I know how to organize things, and I know how to purge - but according to Ms. Kondo, there is a better - in fact a best - way to do it. It involves a lot of rules that I won't go into here, but the main concept is about getting rid of things that don't bring you joy [or that are not useful - ie - your tax returns may not bring you joy, but you can't really get rid of them.]

So I spent today implementing the parts of her design that make sense to me and discarding the parts that don't [for instance she empties her purse every night and puts everything in it away somewhere. - Normal people don't do that. The reason you have a purse is so that all the things you need if you have to leave the house in a hurry are in ONE PLACE. Separating them is cute until you have to run out in an emergency and have to waste precious time collecting your wallet from under the bed.
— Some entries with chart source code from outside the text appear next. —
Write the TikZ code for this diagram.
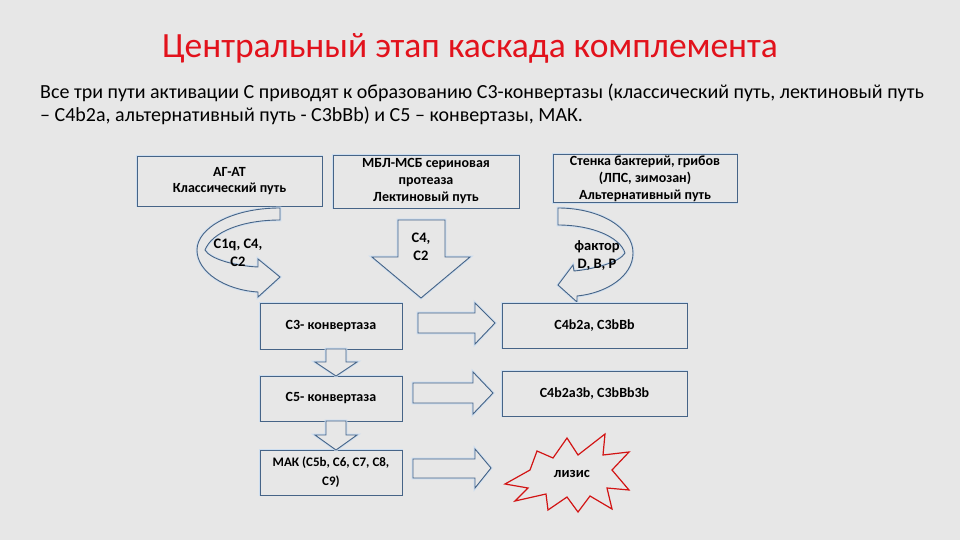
\documentclass[tikz,border=0pt]{standalone}
\usepackage{fontspec}
\setmainfont{Carlito}
\definecolor{bgc}{RGB}{231,231,231}
\definecolor{boxc}{RGB}{70,100,135}
\definecolor{glowc}{RGB}{205,222,240}
\definecolor{titlec}{RGB}{226,18,28}
\definecolor{starc}{RGB}{210,20,20}
\tikzset{
  box/.style={draw=boxc, line width=0.9pt, fill=bgc, align=center, inner sep=1pt,
    preaction={draw=glowc, line width=2.6pt},
    font=\bfseries\fontsize{14}{17}\selectfont},
  barrow/.style={draw=boxc, line width=0.9pt, fill=bgc, line join=miter,
    preaction={draw=glowc, line width=2.6pt}},
  lbl/.style={font=\bfseries\fontsize{14.5}{18}\selectfont, align=center},
}
\begin{document}
\begin{tikzpicture}[x=1pt,y=-1pt]
\fill[bgc] (0,0) rectangle (960,540);
\useasboundingbox (0,0) rectangle (960,540);

% title and intro
\node[text=titlec, font=\fontsize{35.5}{40}\selectfont] (title) at (470,48) {Центральный этап каскада комплемента};
\node[anchor=west, font=\fontsize{20}{23}\selectfont, inner sep=0pt] (intro1) at (40,93) {Все три пути активации С приводят к образованию С3-конвертазы (классический путь, лектиновый путь};
\node[anchor=west, font=\fontsize{20}{23}\selectfont, inner sep=0pt] (intro2) at (40,116) {– С4b2a, альтернативный путь - С3bBb) и С5 – конвертазы, МАК.};

% top boxes
\node[box, minimum width=185pt, minimum height=50pt, font=\bfseries\fontsize{14}{16}\selectfont] (b1) at (229.5,181) {АГ-АТ\\Классический путь};
\node[box, minimum width=186pt, minimum height=53pt] (b2) at (426,181.5) {МБЛ-МСБ сериновая\\протеаза\\Лектиновый путь};
\node[box, minimum width=184pt, minimum height=47pt] (b3) at (645,178.5) {Стенка бактерий, грибов\\(ЛПС, зимозан)\\Альтернативный путь};

% curved arrow left
\draw[barrow] (280,208) .. controls (232,208) and (197,228) .. (197,250)
  .. controls (197,272) and (225,290) .. (258,292) -- (258,297) -- (280,277) -- (258,259) -- (258,267)
  .. controls (235,266) and (210,259) .. (205,250)
  .. controls (212,232) and (242,220) .. (280,220) -- cycle;
\node[lbl] (l1) at (238,253) {С1q, С4,\\С2};

% down arrow middle
\draw[barrow] (398,220) -- (445,220) -- (445,257) -- (470,257) -- (421,298) -- (372,257) -- (398,257) -- cycle;
\node[lbl] (l2) at (421,247) {С4,\\С2};

% curved arrow right
\draw[barrow] (558,208) .. controls (600,208) and (633,228) .. (633,253)
  .. controls (633,276) and (607,293) .. (577,296) -- (577,302) -- (558,285) -- (573,265) -- (574,271)
  .. controls (595,269) and (620,262) .. (625,253)
  .. controls (620,237) and (592,225) .. (558,225) -- cycle;
\node[lbl] (l3) at (597,256) {фактор\\D, B, P};

% middle column
\node[box, minimum width=142pt, minimum height=46pt] (c3) at (331,326) {С3- конвертаза};
\node[box, minimum width=142pt, minimum height=45pt] (c5) at (331,398.5) {С5- конвертаза};
\node[box, minimum width=142pt, minimum height=45pt, font=\bfseries\fontsize{13}{19}\selectfont] (mak) at (331,472.5) {МАК (С5b, С6, С7, С8,\\С9)};

% small down arrows
\draw[barrow] (326,349) -- (346,349) -- (346,362) -- (357,362) -- (336,376) -- (315,362) -- (326,362) -- cycle;
\draw[barrow] (326,421) -- (346,421) -- (346,435) -- (357,435) -- (336,450) -- (315,435) -- (326,435) -- cycle;

% right arrows
\draw[barrow] (418,313) -- (475,313) -- (475,303) -- (495,323) -- (475,344) -- (475,333) -- (418,333) -- cycle;
\draw[barrow] (413,383) -- (473,383) -- (473,372) -- (493,393) -- (473,414) -- (473,403) -- (413,403) -- cycle;
\draw[barrow] (413,459) -- (475,459) -- (475,449) -- (491,468) -- (475,488) -- (475,478) -- (413,478) -- cycle;

% right boxes
\node[box, minimum width=185pt, minimum height=45pt] (r1) at (594.5,325.5) {С4b2a, С3bBb};
\node[box, minimum width=185pt, minimum height=45pt] (r2) at (594.5,393.5) {С4b2a3b, С3bBb3b};

% starburst
\draw[draw=starc, line width=1.2pt, fill=bgc, line join=miter]
  (505,484) -- (530,470) -- (537,451) -- (553,458) -- (567,438) -- (578,455) -- (605,434) -- (603,455)
  -- (629,452) -- (612,470) -- (629,490) -- (607,488) -- (612,509) -- (590,496) -- (578,512) -- (567,497)
  -- (548,510) -- (546,494) -- (515,501) -- (528,488) -- cycle;
\node[font=\bfseries\fontsize{14.5}{16}\selectfont] (lys) at (572,474) {лизис};
\end{tikzpicture}
\end{document}
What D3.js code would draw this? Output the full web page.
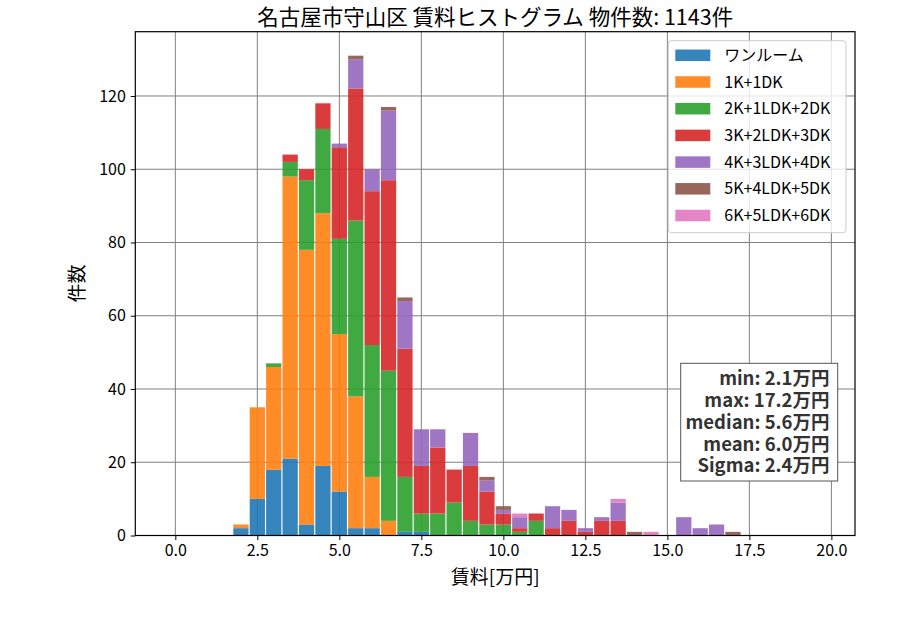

Let's get real people.] Aside from that, she makes a lot of sense.

Today I purged bags of useless clothes from my closet, organized my shoes, cleaned out my art supplies and dealt with the mind-numbing, depression causing mountain of paperwork that I hate to file and can't get rid of. Turns out I CAN get rid of most of it and now I don't have to keep every scrap of paper that comes down the pike.

I feel lighter.

I feel less stressed and for the first time in weeks, I'm not weary and in pain. I'm not sure the KonMari method can take credit for all of that, but I think it helped.

I also wrapped Christmas presents ,believe it or not and purged a lot of the Christmas crap I've been keeping forever because I 'hated' to get rid of it.

The kitchen is my next target - that's going to be a doozy. Then the basement.

One of the other things Ms. Kondo says is you can't expect others in your household to fall in line with your new maniacal cleaning regime, so don't try. This of  course is my chief source of stress. I can clean up my own stuff, but nobody else will clean up theirs so I'm still living in an ovecluttered house. Her belief is seeing the clean will inspire others to clean. I'm not sure she's married and I don't think she has children. That's why her world is rainbows and  unicorns. But at least I'm in charge of my own stuff and I'm making that work.

What's next in my Zen life-changing project? I don't know but now that I've gotten rid of junk and lowered my stress level, anything is possible.